2020 has another unique advantage (although that’s hardly the word to use) that Donald Trump has been president for four years. Disaffected voters who believed that there was no way Trump could get elected and they didn’t “like” either candidate now know Trump can get elected, and they know what happens when he does. Those voters are far less likely to play roulette by sitting out the election or voting third party.

All of this is resulting in Biden’s lead being more than twice as large as Clinton’s as well as far more stable, and the caution exercised by pollsters to account for Trump’s overperformance may in fact end up underestimating Biden’s numbers.

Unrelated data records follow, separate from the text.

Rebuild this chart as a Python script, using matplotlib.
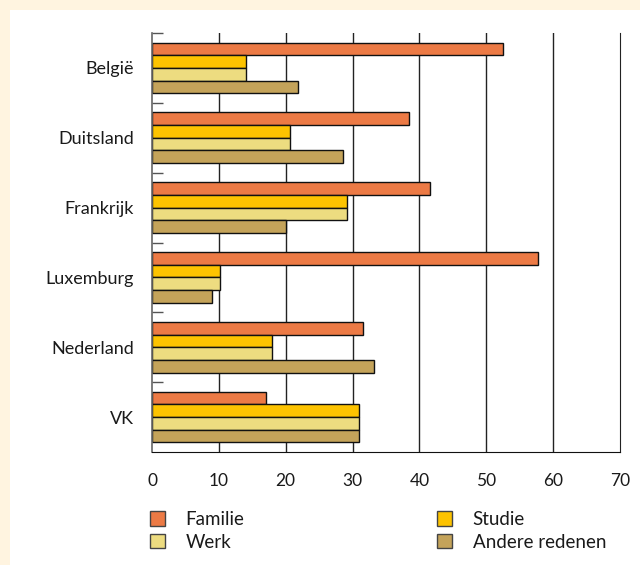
import numpy as np
import matplotlib
matplotlib.use("Agg")
import matplotlib.pyplot as plt
from matplotlib.patches import Patch

plt.rcParams['font.family'] = ['Lato', 'DejaVu Sans']

landen = ["België", "Duitsland", "Frankrijk", "Luxemburg", "Nederland", "VK"]
familie = [52.5, 38.5, 41.6, 57.8, 31.5, 17.0]
studie = [14.1, 20.6, 29.1, 10.2, 18.0, 30.9]
werk = [14.1, 20.6, 29.1, 10.2, 18.0, 30.9]
andere = [21.9, 28.5, 20.0, 9.0, 33.2, 30.9]

reeksen = ["Familie", "Studie", "Werk", "Andere redenen"]
kleuren = ["#EC7A45", "#FDC300", "#EDDC80", "#C4A35A"]

W, H = 640, 565
fig = plt.figure(figsize=(W / 100, H / 100), dpi=100)
fig.patch.set_facecolor("#FFF4E0")
# white panel
fig.add_artist(plt.Rectangle((10 / W, 0), 1, 1 - 10 / H, transform=fig.transFigure,
                             facecolor="white", edgecolor="none", zorder=0))

ax = fig.add_axes([152 / W, 113 / H, 468 / W, 419 / H])
ax.set_facecolor("white")

y = np.arange(len(landen)) + 0.5
h = 0.181
for k, (vals, naam) in enumerate(zip([familie, studie, werk, andere], reeksen)):
    ax.barh(y + (k - 1.5) * h, vals, height=h, color=kleuren[k],
            edgecolor="#111111", linewidth=1, label=naam, zorder=3)

ax.set_xlim(0, 70)
ax.set_ylim(len(landen), 0)
ax.set_xticks(range(0, 71, 10))
ax.tick_params(axis="x", length=0, pad=15, labelsize=12.5, colors="#1a1a1a")
for xv in range(10, 70, 10):
    ax.axvline(xv, color="#222222", lw=1, zorder=1)

ax.set_yticks(y)
ax.set_yticklabels(landen)
ax.tick_params(axis="y", which="major", length=0, pad=13, labelsize=13, colors="#1a1a1a")
ax.set_yticks(np.arange(len(landen)), minor=True)
ax.tick_params(axis="y", which="minor", direction="in", length=8, width=1, color="#555555")

ax.spines["top"].set_visible(False)
ax.spines["left"].set_color("#666666")
ax.spines["left"].set_linewidth(1.2)
ax.spines["right"].set_color("#222222")
ax.spines["bottom"].set_color("#111111")
for s in ["left", "right", "bottom"]:
    ax.spines[s].set_zorder(4)

def legenda(items, x, ytop):
    handles = [Patch(facecolor=kleuren[reeksen.index(n)], edgecolor="#444444", lw=1) for n in items]
    leg = fig.legend(handles, items, loc="upper left", bbox_to_anchor=(x / W, 1 - ytop / H),
                     frameon=False, fontsize=13.5, handlelength=0.8, handleheight=0.8,
                     handletextpad=1.1, labelspacing=0.3, borderpad=0, borderaxespad=0)
    for t in leg.get_texts():
        t.set_color("#1a1a1a")
    return leg

legenda(["Familie", "Werk"], 150, 511)
legenda(["Studie", "Andere redenen"], 437, 511)

fig.savefig("out.png", dpi=100)
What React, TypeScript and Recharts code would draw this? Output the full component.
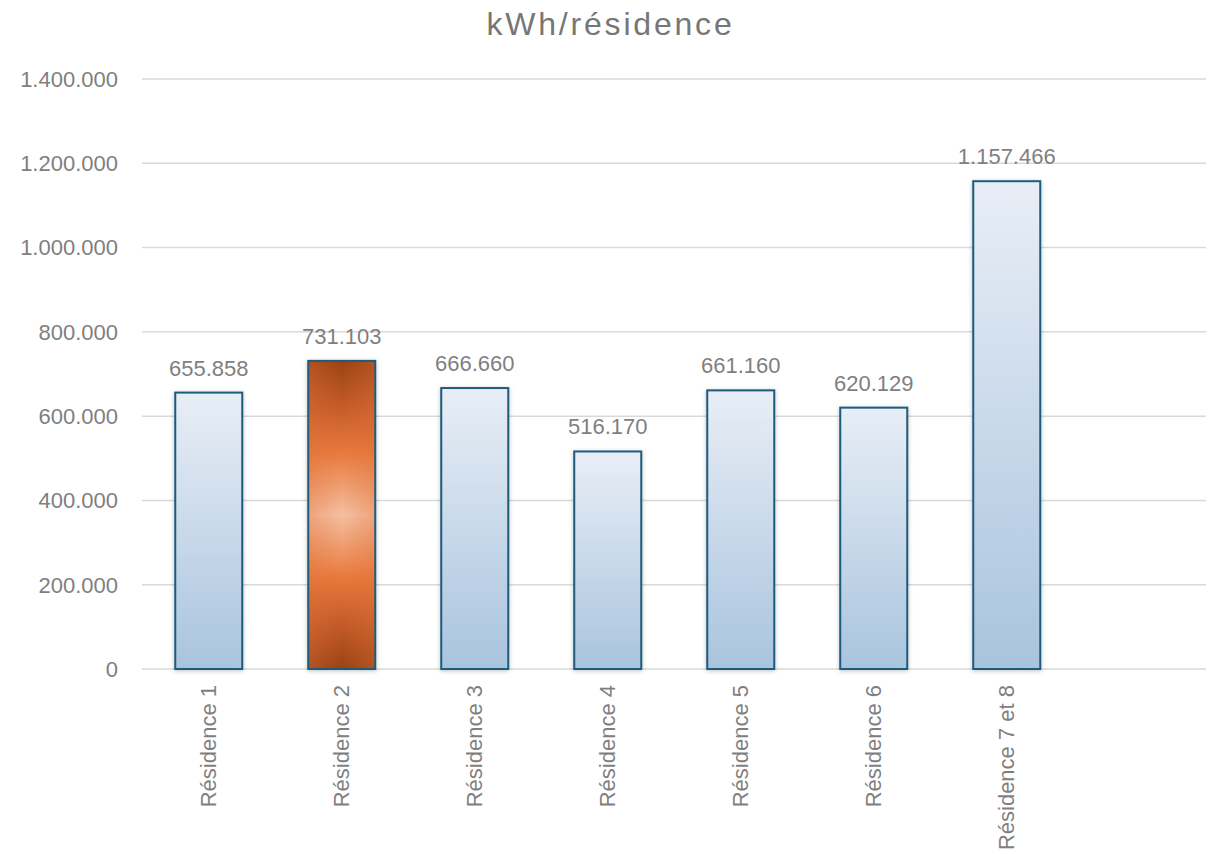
import { Bar, BarChart, CartesianGrid, Cell, LabelList, XAxis, YAxis } from "recharts";

const categories = [
  "Résidence 1",
  "Résidence 2",
  "Résidence 3",
  "Résidence 4",
  "Résidence 5",
  "Résidence 6",
  "Résidence 7 et 8",
  "",
];
const kwhValues: (number | null)[] = [655858, 731103, 666660, 516170, 661160, 620129, 1157466, null];
const yTicks = [0, 200000, 400000, 600000, 800000, 1000000, 1200000, 1400000];
const highlighted = "Résidence 2";

const data = categories.map((name, i) => ({ name, value: kwhValues[i] }));

const FONT = "'Liberation Sans', Arial, sans-serif";
const GREY = "#7f7f7f";

// 1400000 -> "1.400.000"
const fmt = (v: unknown) => {
  if (v === null || v === undefined || v === "") return "";
  return String(Math.round(Number(v))).replace(/\B(?=(\d{3})+(?!\d))/g, ".");
};

function XTick({ x, y, payload }: any) {
  return (
    <text
      x={x}
      y={y}
      transform={`rotate(-90 ${x} ${y})`}
      textAnchor="end"
      dominantBaseline="central"
      fill={GREY}
      fontSize={22}
      fontFamily={FONT}
    >
      {payload.value}
    </text>
  );
}

function BarShape(props: any) {
  const { x, y, width, height, fill, payload } = props;
  if (!height || height <= 0) return null;
  const hot = payload && payload.name === highlighted;
  return (
    <g style={{ filter: "drop-shadow(0px 1px 2px rgba(0,0,0,0.25))" }}>
      <rect x={x} y={y} width={width} height={height} fill={fill} />
      {hot && <rect x={x} y={y} width={width} height={height} fill="url(#orangeSides)" />}
      <rect x={x} y={y} width={width} height={height} fill="none" stroke="#1d5c7d" strokeWidth={2} />
    </g>
  );
}

export default function App() {
  return (
    <div style={{ position: "absolute", left: 0, top: 0, width: 1221, height: 854, background: "#fff" }}>
      <svg width={0} height={0} style={{ position: "absolute" }}>
        <defs>
          <linearGradient id="blueFill" x1="0" y1="0" x2="0" y2="1">
            <stop offset="0%" stopColor="#e8eef6" />
            <stop offset="100%" stopColor="#a9c4de" />
          </linearGradient>
          <linearGradient id="orangeFill" x1="0" y1="0" x2="0" y2="1">
            <stop offset="0%" stopColor="#9a4214" />
            <stop offset="15%" stopColor="#c45c29" />
            <stop offset="30%" stopColor="#e97a3d" />
            <stop offset="50%" stopColor="#f4c0a2" />
            <stop offset="70%" stopColor="#e97a3d" />
            <stop offset="85%" stopColor="#c45c29" />
            <stop offset="100%" stopColor="#9a4214" />
          </linearGradient>
          <linearGradient id="orangeSides" x1="0" y1="0" x2="1" y2="0">
            <stop offset="0%" stopColor="#e07038" stopOpacity={0.35} />
            <stop offset="50%" stopColor="#e07038" stopOpacity={0} />
            <stop offset="100%" stopColor="#e07038" stopOpacity={0.35} />
          </linearGradient>
        </defs>
      </svg>
      <div
        style={{
          position: "absolute",
          top: 3,
          left: 0,
          width: 1221,
          textAlign: "center",
          fontFamily: FONT,
          fontSize: 32,
          letterSpacing: 2.8,
          color: "#767676",
          lineHeight: "42px",
        }}
      >
        kWh/résidence
      </div>
      <BarChart
        width={1221}
        height={854}
        data={data}
        margin={{ top: 79, right: 15, bottom: 0, left: 0 }}
        barCategoryGap="25%"
      >
        <CartesianGrid vertical={false} stroke="#d9d9d9" strokeWidth={1.5} />
        <XAxis
          dataKey="name"
          height={185}
          axisLine={false}
          tickLine={false}
          tickSize={0}
          tickMargin={16}
          interval={0}
          tick={<XTick />}
        />
        <YAxis
          width={142}
          domain={[0, 1400000]}
          ticks={yTicks}
          axisLine={false}
          tickLine={false}
          tickSize={0}
          tickMargin={24}
          tickFormatter={fmt}
          tick={{ fill: GREY, fontSize: 22, fontFamily: FONT }}
        />
        <Bar dataKey="value" isAnimationActive={false} shape={<BarShape />}>
          {data.map((d) => (
            <Cell key={d.name || "empty"} fill={d.name === highlighted ? "url(#orangeFill)" : "url(#blueFill)"} />
          ))}
          <LabelList
            dataKey="value"
            position="top"
            offset={17}
            formatter={fmt}
            fill={GREY}
            fontSize={22}
            fontFamily={FONT}
          />
        </Bar>
      </BarChart>
    </div>
  );
}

It may well be the case that 2020 is a continuation of the trends we saw in 2018, rather than a repeat of the anomaly of 2016.

I also believe there is going to be a marginal but significant boost to the Democratic ticket from voters in the Asian, South Asian, and Caribbean diaspora stemming from the choice of Kamala Harris as the Vice Presidential nominee in some critical battlegrounds, a phenomenon I plan on addressing in a future post.

None of this should give anyone cause to celebrate a premature victory, and no one I know of is taking their foot off the gas because of Biden’s strong poll numbers. But it is important to understand that we do not have to be consumed by the fear of 2016.